= Brief =
Search the data below for the word "size" and copy each line that holds it.

= Information supplied =
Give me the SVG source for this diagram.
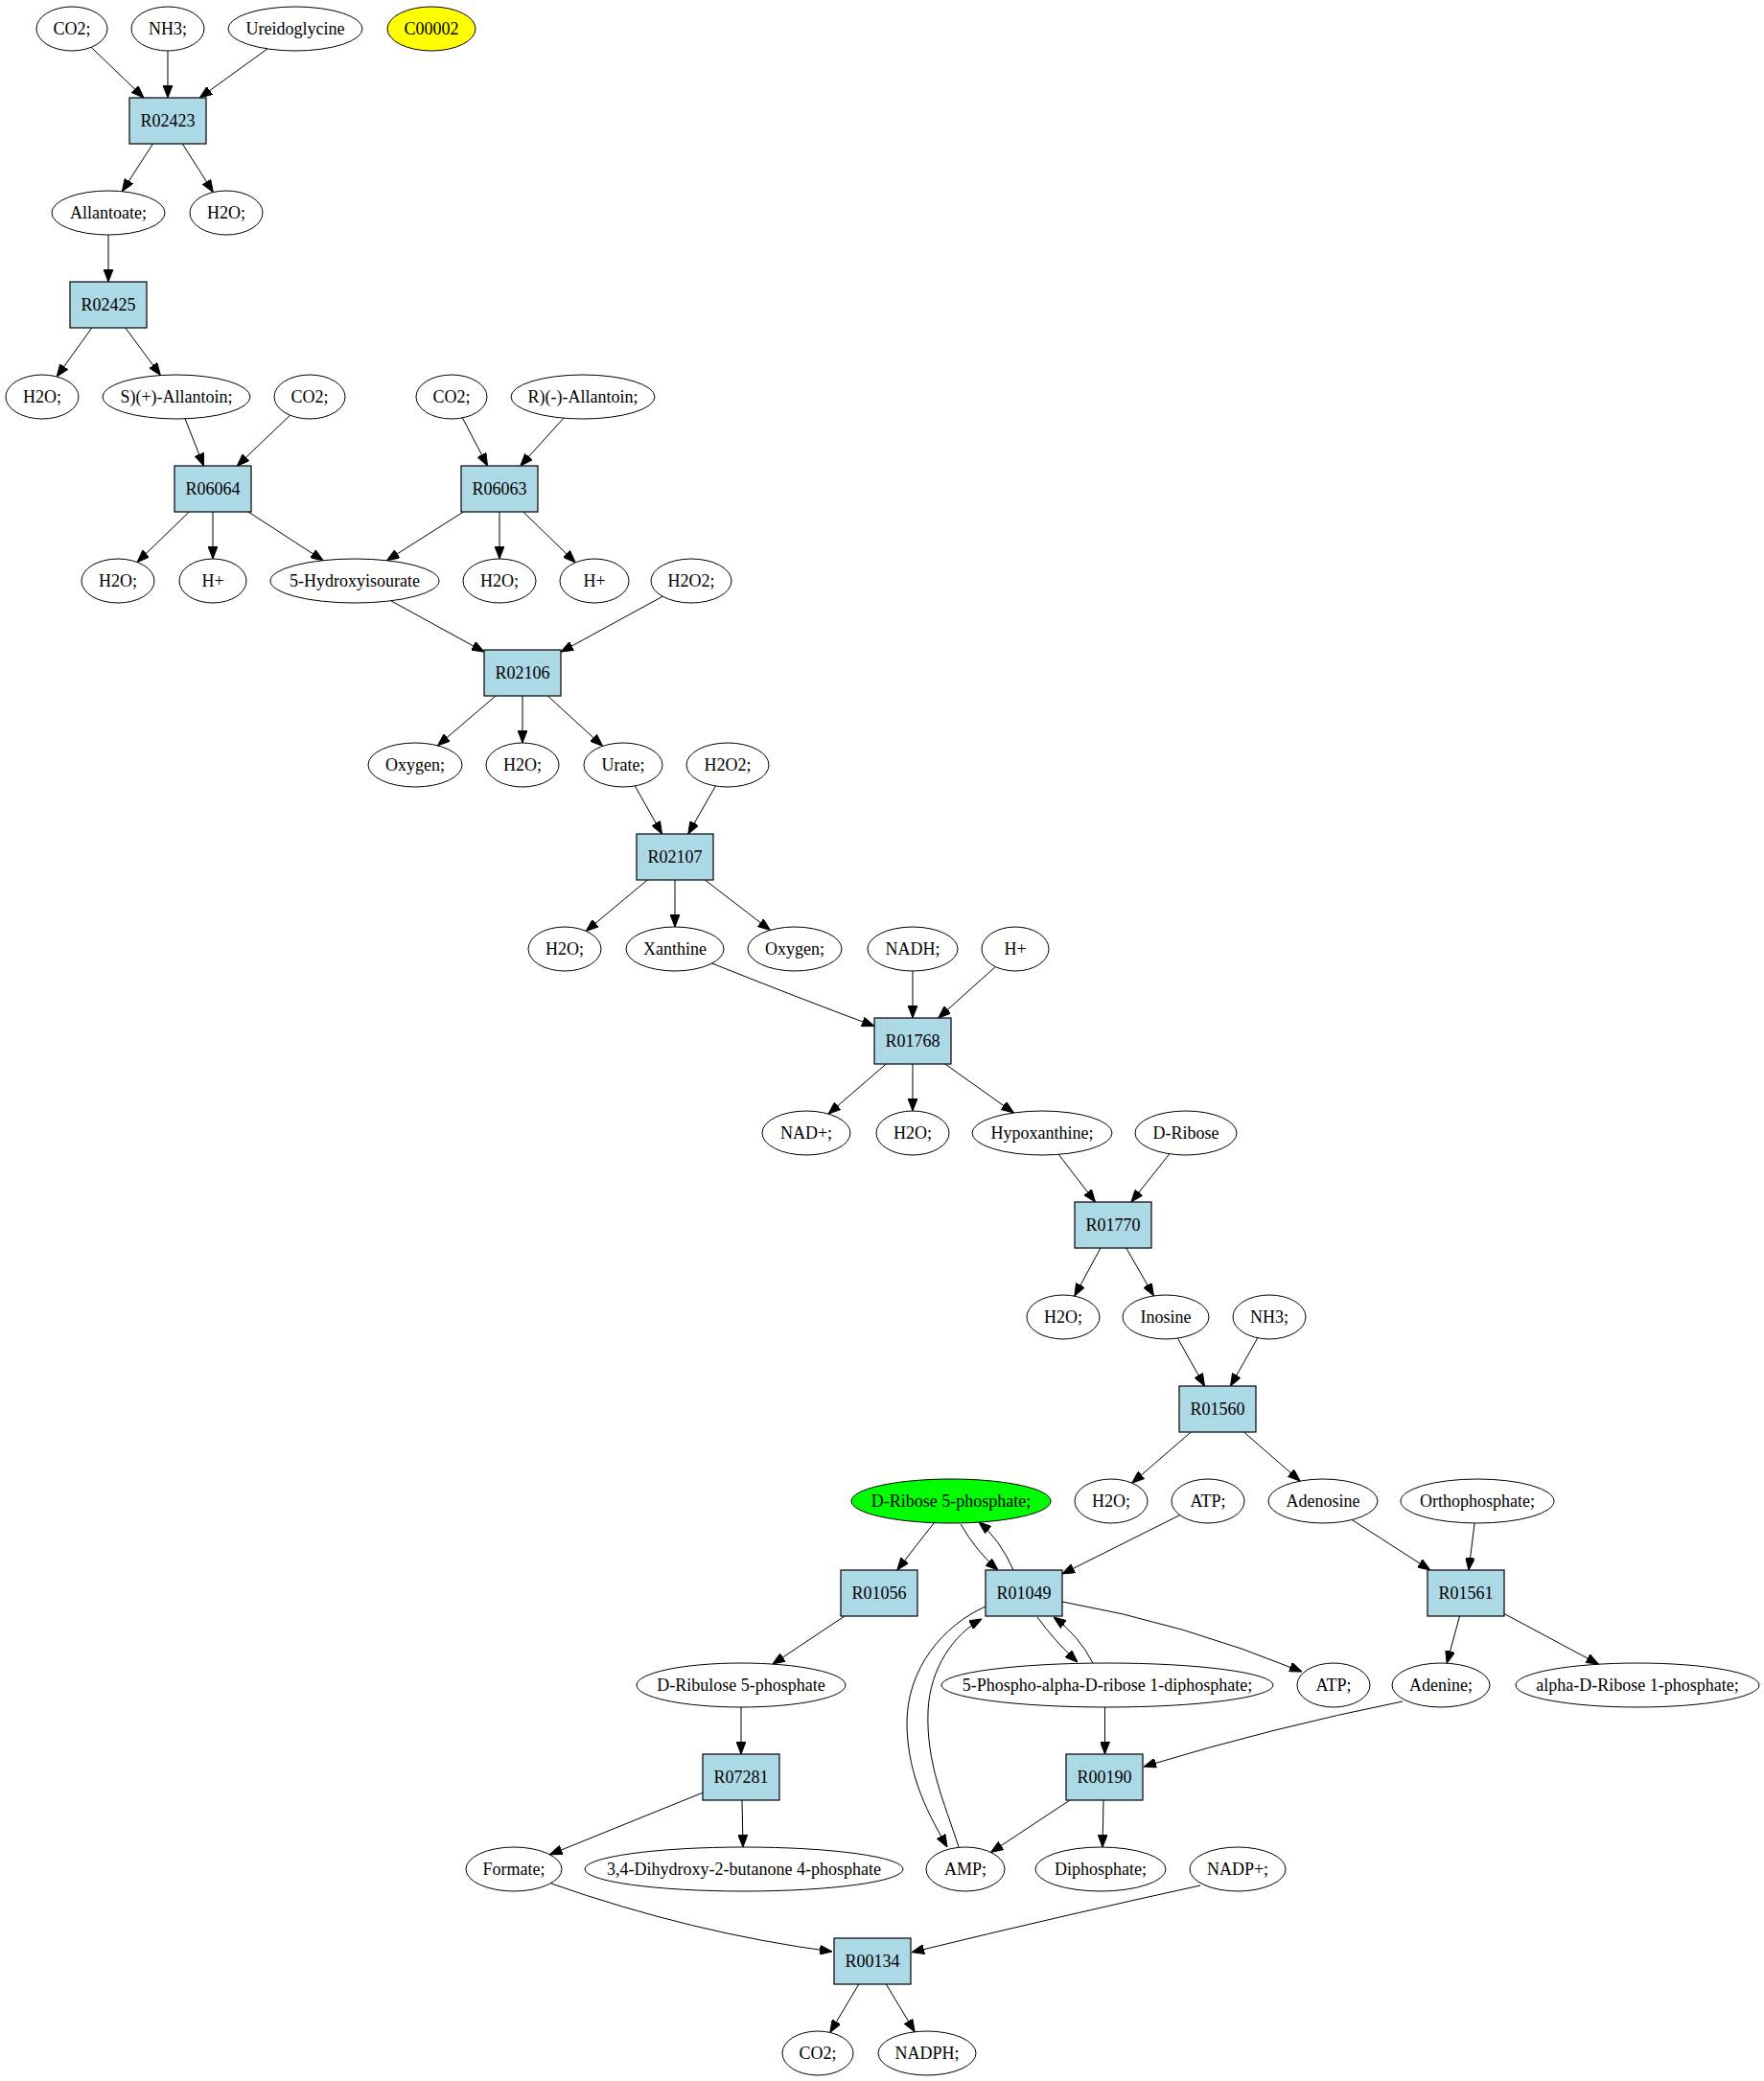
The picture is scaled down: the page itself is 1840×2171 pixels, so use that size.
<svg xmlns="http://www.w3.org/2000/svg" width="1840" height="2171" viewBox="0 0 1840 2171">
<style>
.c ellipse{fill:none;stroke:#000;stroke-width:1}
.r rect{fill:#add8e6;stroke:#000;stroke-width:1.2}
text{font-family:"Liberation Serif","Times New Roman",serif;font-size:18px;fill:#000;text-anchor:middle}
#edges path{fill:none;stroke:#000;stroke-width:1;marker-end:url(#ah)}
</style>
<defs>
<marker id="ah" markerUnits="userSpaceOnUse" markerWidth="13" markerHeight="10" viewBox="0 0 13 10" refX="13" refY="5" orient="auto">
<path d="M0,0 L13,5 L0,10 z" fill="#000" stroke="#000" stroke-width="1"/>
</marker>
</defs>
<rect width="1840" height="2171" fill="#fff"/>
<g id="edges">
<path d="M95.1,49.3 L150,102"/>
<path d="M175,53 L175,102"/>
<path d="M279,50.9 L208.3,102"/>
<path d="M159.5,150 L127.4,199.7"/>
<path d="M190.3,150 L222.4,200.5"/>
<path d="M113,245 L113,294"/>
<path d="M95.8,342 L59.2,392.9"/>
<path d="M130.8,342 L167.4,391.5"/>
<path d="M193,436.8 L212.5,486"/>
<path d="M302.7,433.2 L247.3,486"/>
<path d="M482.4,435.9 L508.5,486"/>
<path d="M587.9,436.2 L542.8,486"/>
<path d="M197.3,534 L143.1,586.5"/>
<path d="M222,534 L222,583"/>
<path d="M259,534 L337.1,584.7"/>
<path d="M483.3,534 L403.5,584.7"/>
<path d="M521,534 L521,583"/>
<path d="M545.8,534 L600.2,586.8"/>
<path d="M407.9,626.8 L505,680.1"/>
<path d="M691.2,622.2 L585,680.2"/>
<path d="M517,726 L456.5,777.8"/>
<path d="M545,726 L545,775"/>
<path d="M571.3,726 L628.6,778.4"/>
<path d="M662.3,819.9 L690.5,870"/>
<path d="M746.4,820 L717.8,870"/>
<path d="M675.3,918 L611.3,971.4"/>
<path d="M704,918 L704,967"/>
<path d="M735.3,918 L803.4,970.4"/>
<path d="M742.7,1005 Q830,1040 912,1070.5"/>
<path d="M952,1013 L952,1062"/>
<path d="M1038.3,1008.6 L978.8,1062"/>
<path d="M924.3,1110 L864,1162.1"/>
<path d="M952,1110 L952,1159"/>
<path d="M985.8,1110 L1057.4,1161"/>
<path d="M1104.2,1204.3 L1142.5,1254"/>
<path d="M1219.8,1203.8 L1180,1254"/>
<path d="M1148,1302 L1120.8,1352.1"/>
<path d="M1174.8,1302 L1203.4,1351.9"/>
<path d="M1228.4,1396.1 L1256.5,1446"/>
<path d="M1311.8,1395.8 L1283.5,1446"/>
<path d="M1242.3,1494 L1180.8,1547.2"/>
<path d="M1297.5,1494 L1356.1,1545.1"/>
<path d="M1410.2,1585.5 L1491.8,1638"/>
<path d="M1538.1,1589 L1532,1638"/>
<path d="M1522.5,1686 L1509.2,1735.2"/>
<path d="M1569,1683.5 L1667.4,1736.2"/>
<path d="M974.3,1588.7 L935.8,1638"/>
<path d="M1002,1590 Q1018,1618 1041,1638"/>
<path d="M1057,1638 Q1043,1606 1021,1588"/>
<path d="M1230.7,1580.6 L1108,1642"/>
<path d="M1108,1671 Q1234,1693 1358,1744"/>
<path d="M1082,1687 Q1100,1712 1124,1734"/>
<path d="M1140,1735 Q1125,1706 1099,1687"/>
<path d="M1028,1676 C985,1695 945,1740 946,1800 C947,1855 970,1895 988,1927"/>
<path d="M1000,1927 C985,1880 966,1840 968,1785 C970,1740 995,1705 1024,1689"/>
<path d="M881,1686 L805.9,1736.1"/>
<path d="M773,1781 L773,1830"/>
<path d="M1152.5,1781 L1152.5,1830"/>
<path d="M1463,1775 Q1328,1802 1193,1843"/>
<path d="M733,1870.2 L573.5,1934.8"/>
<path d="M774,1878 L775,1927"/>
<path d="M1116,1878 L1033.5,1932.5"/>
<path d="M1151,1878 L1150,1927"/>
<path d="M575,1965 Q721.5,2016.5 868,2036"/>
<path d="M1252,1967 Q1110,1998 951,2036.7"/>
<path d="M895.8,2070 L865.8,2120.4"/>
<path d="M924.3,2070 L954.2,2119.8"/>
</g>
<g id="co2_1" class="c"><ellipse cx="75" cy="30" rx="37" ry="23"/><text x="75" y="36">CO2;</text></g>
<g id="nh3_1" class="c"><ellipse cx="175" cy="30" rx="38" ry="23"/><text x="175" y="36">NH3;</text></g>
<g id="ureidoglycine" class="c"><ellipse cx="308" cy="30" rx="70" ry="23"/><text x="308" y="36">Ureidoglycine</text></g>
<g id="c00002" class="c"><ellipse cx="450" cy="30" rx="46" ry="23" style="fill:#ffff00"/><text x="450" y="36">C00002</text></g>
<g id="R02423" class="r"><rect x="135" y="102" width="80" height="48"/><text x="175" y="132">R02423</text></g>
<g id="allantoate" class="c"><ellipse cx="113" cy="222" rx="59" ry="23"/><text x="113" y="228">Allantoate;</text></g>
<g id="h2o_1" class="c"><ellipse cx="236" cy="222" rx="38" ry="23"/><text x="236" y="228">H2O;</text></g>
<g id="R02425" class="r"><rect x="73" y="294" width="80" height="48"/><text x="113" y="324">R02425</text></g>
<g id="h2o_2" class="c"><ellipse cx="44" cy="414" rx="38" ry="23"/><text x="44" y="420">H2O;</text></g>
<g id="s_allantoin" class="c"><ellipse cx="184" cy="414" rx="77" ry="23"/><text x="184" y="420">S)(+)-Allantoin;</text></g>
<g id="co2_2" class="c"><ellipse cx="323" cy="414" rx="37" ry="23"/><text x="323" y="420">CO2;</text></g>
<g id="co2_3" class="c"><ellipse cx="471" cy="414" rx="37" ry="23"/><text x="471" y="420">CO2;</text></g>
<g id="r_allantoin" class="c"><ellipse cx="608" cy="414" rx="75" ry="23"/><text x="608" y="420">R)(-)-Allantoin;</text></g>
<g id="R06064" class="r"><rect x="182" y="486" width="80" height="48"/><text x="222" y="516">R06064</text></g>
<g id="R06063" class="r"><rect x="481" y="486" width="80" height="48"/><text x="521" y="516">R06063</text></g>
<g id="h2o_3" class="c"><ellipse cx="123" cy="606" rx="38" ry="23"/><text x="123" y="612">H2O;</text></g>
<g id="hplus_1" class="c"><ellipse cx="222" cy="606" rx="35" ry="23"/><text x="222" y="612">H+</text></g>
<g id="hydroxyisourate" class="c"><ellipse cx="370" cy="606" rx="88" ry="23"/><text x="370" y="612">5-Hydroxyisourate</text></g>
<g id="h2o_4" class="c"><ellipse cx="521" cy="606" rx="38" ry="23"/><text x="521" y="612">H2O;</text></g>
<g id="hplus_2" class="c"><ellipse cx="620" cy="606" rx="36" ry="23"/><text x="620" y="612">H+</text></g>
<g id="h2o2_1" class="c"><ellipse cx="721" cy="606" rx="42" ry="23"/><text x="721" y="612">H2O2;</text></g>
<g id="R02106" class="r"><rect x="505" y="678" width="80" height="48"/><text x="545" y="708">R02106</text></g>
<g id="oxygen_1" class="c"><ellipse cx="433" cy="798" rx="49" ry="23"/><text x="433" y="804">Oxygen;</text></g>
<g id="h2o_5" class="c"><ellipse cx="545" cy="798" rx="38" ry="23"/><text x="545" y="804">H2O;</text></g>
<g id="urate" class="c"><ellipse cx="650" cy="798" rx="41" ry="23"/><text x="650" y="804">Urate;</text></g>
<g id="h2o2_2" class="c"><ellipse cx="759" cy="798" rx="43" ry="23"/><text x="759" y="804">H2O2;</text></g>
<g id="R02107" class="r"><rect x="664" y="870" width="80" height="48"/><text x="704" y="900">R02107</text></g>
<g id="h2o_6" class="c"><ellipse cx="589" cy="990" rx="38" ry="23"/><text x="589" y="996">H2O;</text></g>
<g id="xanthine" class="c"><ellipse cx="704" cy="990" rx="51" ry="23"/><text x="704" y="996">Xanthine</text></g>
<g id="oxygen_2" class="c"><ellipse cx="829" cy="990" rx="49" ry="23"/><text x="829" y="996">Oxygen;</text></g>
<g id="nadh" class="c"><ellipse cx="952" cy="990" rx="47" ry="23"/><text x="952" y="996">NADH;</text></g>
<g id="hplus_3" class="c"><ellipse cx="1059" cy="990" rx="35" ry="23"/><text x="1059" y="996">H+</text></g>
<g id="R01768" class="r"><rect x="912" y="1062" width="80" height="48"/><text x="952" y="1092">R01768</text></g>
<g id="nad" class="c"><ellipse cx="841" cy="1182" rx="46" ry="23"/><text x="841" y="1188">NAD+;</text></g>
<g id="h2o_7" class="c"><ellipse cx="952" cy="1182" rx="38" ry="23"/><text x="952" y="1188">H2O;</text></g>
<g id="hypoxanthine" class="c"><ellipse cx="1087" cy="1182" rx="73" ry="23"/><text x="1087" y="1188">Hypoxanthine;</text></g>
<g id="d_ribose" class="c"><ellipse cx="1237" cy="1182" rx="53" ry="23"/><text x="1237" y="1188">D-Ribose</text></g>
<g id="R01770" class="r"><rect x="1121" y="1254" width="80" height="48"/><text x="1161" y="1284">R01770</text></g>
<g id="h2o_8" class="c"><ellipse cx="1109" cy="1374" rx="38" ry="23"/><text x="1109" y="1380">H2O;</text></g>
<g id="inosine" class="c"><ellipse cx="1216" cy="1374" rx="45" ry="23"/><text x="1216" y="1380">Inosine</text></g>
<g id="nh3_2" class="c"><ellipse cx="1324" cy="1374" rx="38" ry="23"/><text x="1324" y="1380">NH3;</text></g>
<g id="R01560" class="r"><rect x="1230" y="1446" width="80" height="48"/><text x="1270" y="1476">R01560</text></g>
<g id="d_ribose_5p" class="c"><ellipse cx="992" cy="1566" rx="104" ry="23" style="fill:#00ff00"/><text x="992" y="1572">D-Ribose 5-phosphate;</text></g>
<g id="h2o_9" class="c"><ellipse cx="1159" cy="1566" rx="38" ry="23"/><text x="1159" y="1572">H2O;</text></g>
<g id="atp_1" class="c"><ellipse cx="1260" cy="1566" rx="38" ry="23"/><text x="1260" y="1572">ATP;</text></g>
<g id="adenosine" class="c"><ellipse cx="1380" cy="1566" rx="57" ry="23"/><text x="1380" y="1572">Adenosine</text></g>
<g id="orthophosphate" class="c"><ellipse cx="1541" cy="1566" rx="80" ry="23"/><text x="1541" y="1572">Orthophosphate;</text></g>
<g id="R01056" class="r"><rect x="877" y="1638" width="80" height="48"/><text x="917" y="1668">R01056</text></g>
<g id="R01049" class="r"><rect x="1028" y="1638" width="80" height="48"/><text x="1068" y="1668">R01049</text></g>
<g id="R01561" class="r"><rect x="1489" y="1638" width="80" height="48"/><text x="1529" y="1668">R01561</text></g>
<g id="d_ribulose_5p" class="c"><ellipse cx="773" cy="1758" rx="109" ry="23"/><text x="773" y="1764">D-Ribulose 5-phosphate</text></g>
<g id="prpp" class="c"><ellipse cx="1155" cy="1758" rx="173" ry="23"/><text x="1155" y="1764">5-Phospho-alpha-D-ribose 1-diphosphate;</text></g>
<g id="atp_2" class="c"><ellipse cx="1391" cy="1758" rx="38" ry="23"/><text x="1391" y="1764">ATP;</text></g>
<g id="adenine" class="c"><ellipse cx="1503" cy="1758" rx="51" ry="23"/><text x="1503" y="1764">Adenine;</text></g>
<g id="alpha_d_ribose_1p" class="c"><ellipse cx="1708" cy="1758" rx="127" ry="23"/><text x="1708" y="1764">alpha-D-Ribose 1-phosphate;</text></g>
<g id="R07281" class="r"><rect x="733" y="1830" width="80" height="48"/><text x="773" y="1860">R07281</text></g>
<g id="R00190" class="r"><rect x="1112" y="1830" width="80" height="48"/><text x="1152" y="1860">R00190</text></g>
<g id="formate" class="c"><ellipse cx="536" cy="1950" rx="50" ry="23"/><text x="536" y="1956">Formate;</text></g>
<g id="dhbp" class="c"><ellipse cx="776" cy="1950" rx="166" ry="23"/><text x="776" y="1956">3,4-Dihydroxy-2-butanone 4-phosphate</text></g>
<g id="amp" class="c"><ellipse cx="1007" cy="1950" rx="41" ry="23"/><text x="1007" y="1956">AMP;</text></g>
<g id="diphosphate" class="c"><ellipse cx="1148" cy="1950" rx="68" ry="23"/><text x="1148" y="1956">Diphosphate;</text></g>
<g id="nadp" class="c"><ellipse cx="1291" cy="1950" rx="50" ry="23"/><text x="1291" y="1956">NADP+;</text></g>
<g id="R00134" class="r"><rect x="870" y="2022" width="80" height="48"/><text x="910" y="2052">R00134</text></g>
<g id="co2_4" class="c"><ellipse cx="853" cy="2142" rx="37" ry="23"/><text x="853" y="2148">CO2;</text></g>
<g id="nadph" class="c"><ellipse cx="967" cy="2142" rx="51" ry="23"/><text x="967" y="2148">NADPH;</text></g>
</svg>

= Finished exercise =
The picture is scaled down: the page itself is 1840×2171 pixels, so use that size.
text{font-family:"Liberation Serif","Times New Roman",serif;font-size:18px;fill:#000;text-anchor:middle}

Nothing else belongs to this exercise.